A new paper by Bentz et al. is available for preview here. It is about a correlation between the lexical diversity of languages and the presence of non-native speakers in a population. This is particularly relevant to the work by Lupyan & Dale (2010), who found that morphological complexity within a language correlates with the population size of a language. It’s reasonable to expect that the percentage of second language speakers within a population will be affected by the size of a speaker population. There has been a lot of talk on this blog in the past about correlations between population structure and linguistic structure. There’s a pretty comprehensive page here covering some of the (spurious) correlations covered on the blog in the past. Bentz. et al. are however aware of the criticisms raised by Sean and James in their Plos one paper, and are all for a pluralistic approach and state that “there needs to be independent evidence for a causal relationship” before covering qualitative and quantitative evidence from other areas.
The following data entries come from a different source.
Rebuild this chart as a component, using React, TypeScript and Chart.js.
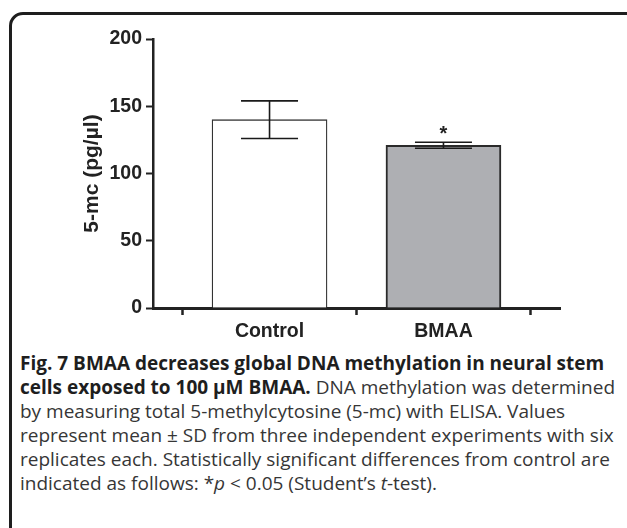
import React, { useEffect, useRef } from "react";
import { Chart, registerables } from "chart.js";

Chart.register(...registerables);

const categories = ["Control", "BMAA"];
const means = [140, 121];
const sds = [14, 2.2];
const significance = ["", "*"];
const barColors = ["#ffffff", "#aeafb3"];
const yTickValues = [0, 50, 100, 150, 200];
const yTitle = "5-mc (pg/µl)";

const axisFont = { family: "'Liberation Sans', Arial, sans-serif", size: 19.5, weight: "bold" as const };
const titleFont = { family: "'Liberation Sans', Arial, sans-serif", size: 21, weight: "bold" as const };

export default function App() {
  const ref = useRef<HTMLCanvasElement>(null);

  useEffect(() => {
    if (!ref.current) return;
    const errorPlugin = {
      id: "errorBars",
      afterDatasetsDraw(chart: any) {
        const { ctx, scales } = chart;
        const x = scales.x;
        const y = scales.y;
        ctx.save();
        ctx.strokeStyle = "#1a1a1a";
        ctx.lineWidth = 1.6;
        means.forEach((m, i) => {
          const cx = x.getPixelForValue(i);
          const top = y.getPixelForValue(m + sds[i]);
          const bot = y.getPixelForValue(m - sds[i]);
          const half = 28.5;
          ctx.beginPath();
          ctx.moveTo(cx, top);
          ctx.lineTo(cx, bot);
          ctx.moveTo(cx - half, top);
          ctx.lineTo(cx + half, top);
          ctx.moveTo(cx - half, bot);
          ctx.lineTo(cx + half, bot);
          ctx.stroke();
          if (significance[i]) {
            ctx.fillStyle = "#222";
            ctx.font = "bold 20px 'Liberation Sans', Arial, sans-serif";
            ctx.textAlign = "center";
            ctx.textBaseline = "alphabetic";
            ctx.fillText(significance[i], cx, top - 2);
          }
        });
        ctx.restore();
      },
    };

    const chart = new Chart(ref.current, {
      type: "bar",
      data: {
        datasets: [
          {
            data: means.map((m, i) => ({ x: i, y: m })),
            backgroundColor: barColors,
            borderColor: ["#333333", "#2a2a2a"],
            borderWidth: [1.3, 2],
            barThickness: 115,
          } as any,
        ],
      },
      options: {
        animation: false,
        responsive: false,
        events: [],
        layout: { padding: { left: 77, right: 67, top: 39, bottom: 0 } },
        plugins: { legend: { display: false }, tooltip: { enabled: false } },
        scales: {
          x: {
            type: "linear",
            min: -0.67,
            max: 1.67,
            offset: false,
            afterBuildTicks: (scale: any) => {
              scale.ticks = categories.map((_, i) => ({ value: i }));
            },
            afterFit: (scale: any) => {
              scale.height = 37;
            },
            ticks: {
              callback: (v: any) => categories[v] ?? "",
              font: axisFont,
              color: "#222",
              padding: 5,
              maxRotation: 0,
              autoSkip: false,
            },
            grid: {
              display: true,
              drawOnChartArea: false,
              drawTicks: true,
              tickLength: 7,
              tickColor: "#222",
              tickWidth: 2.5,
            },
            border: { display: true, color: "#222", width: 3 },
          },
          y: {
            type: "linear",
            min: 0,
            max: 200,
            afterBuildTicks: (scale: any) => {
              scale.ticks = yTickValues.map((v) => ({ value: v }));
            },
            afterFit: (scale: any) => {
              scale.width = 76;
            },
            ticks: { font: axisFont, color: "#222", padding: 4 },
            grid: {
              display: true,
              drawOnChartArea: false,
              drawTicks: true,
              tickLength: 7,
              tickColor: "#222",
              tickWidth: 2,
            },
            border: { display: true, color: "#222", width: 2.5 },
            title: {
              display: true,
              text: yTitle,
              font: titleFont,
              color: "#222",
              padding: { top: 3, bottom: 3 },
            },
          },
        },
      },
      plugins: [errorPlugin],
    });
    return () => chart.destroy();
  }, []);

  const captionBase: React.CSSProperties = {
    position: "absolute",
    left: 20,
    top: 351,
    fontFamily: "'Open Sans', 'Noto Sans', sans-serif",
    fontSize: 19,
    lineHeight: "24px",
    color: "#363636",
    whiteSpace: "nowrap",
  };

  return (
    <div style={{ position: "absolute", left: 0, top: 0, width: 627, height: 528, overflow: "hidden", background: "#fff" }}>
      <div
        style={{
          position: "absolute",
          left: 9,
          top: 12,
          width: 640,
          height: 530,
          border: "3px solid #1e1e1e",
          borderRadius: 14,
          boxSizing: "border-box",
        }}
      />
      <canvas ref={ref} width={627} height={345} style={{ position: "absolute", left: 0, top: 0, width: 627, height: 345 }} />
      <div style={captionBase}>
        <b style={{ fontWeight: 700, color: "#1e1e1e" }}>Fig. 7 BMAA decreases global DNA methylation in neural stem</b>
        <br />
        <b style={{ fontWeight: 700, color: "#1e1e1e" }}>cells exposed to 100 µM BMAA.</b> DNA methylation was determined
        <br />
        by measuring total 5-methylcytosine (5-mc) with ELISA. Values
        <br />
        represent mean ± SD from three independent experiments with six
        <br />
        replicates each. Statistically significant differences from control are
        <br />
        indicated as follows: *<i>p</i> &lt; 0.05 (Student’s <i>t</i>-test).
      </div>
    </div>
  );
}
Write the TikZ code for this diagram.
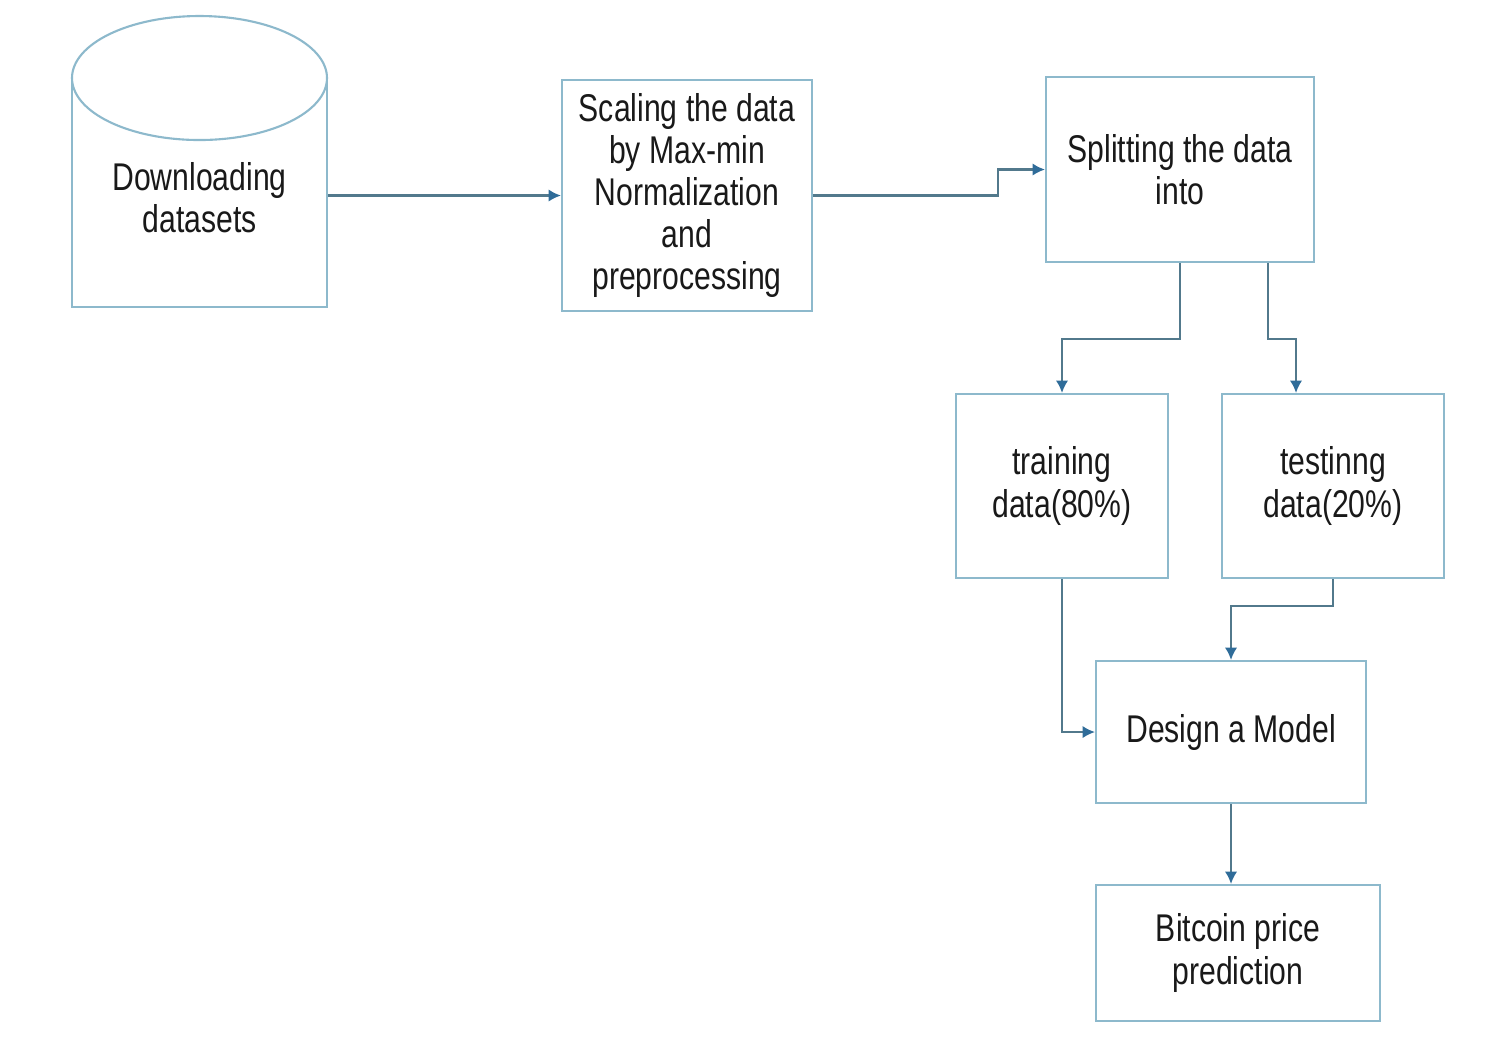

Here is the abstract for the interested:
Explaining the diversity of languages across the world is one of the central aims of historical and evolutionary linguistics. This paper presents a quantitative approach to measure and model a central aspect of this variation, namely the lexical diversity of languages. Lexical diversity is defined as the breadth of word forms used to encode constant information content. It is measured by means of comparing word frequency distributions for parallel translations of hundreds of languages. The measure is based on indices used in studies of biodiversity and in quantitative linguistics, i.e. Zipf-Mandelbrot’s law, Shannon entropy and type-token ratios. Three statistical models are given to elicit potential factors driving languages towards less diverse lexica. It is shown that the ratio of non-native speakers in languages predicts lower lexical diversity. This suggests that theories focusing on native acquisition as driving force of language change are incomplete. Instead, we argue that languages are information encoding systems shaped by the varying needs of their speakers. Language evolution and change should be modeled as the co-evolution of multiple intertwined adaptive systems: On one hand, the structure of human societies and human learning capabilities, and on the other, the structure of language.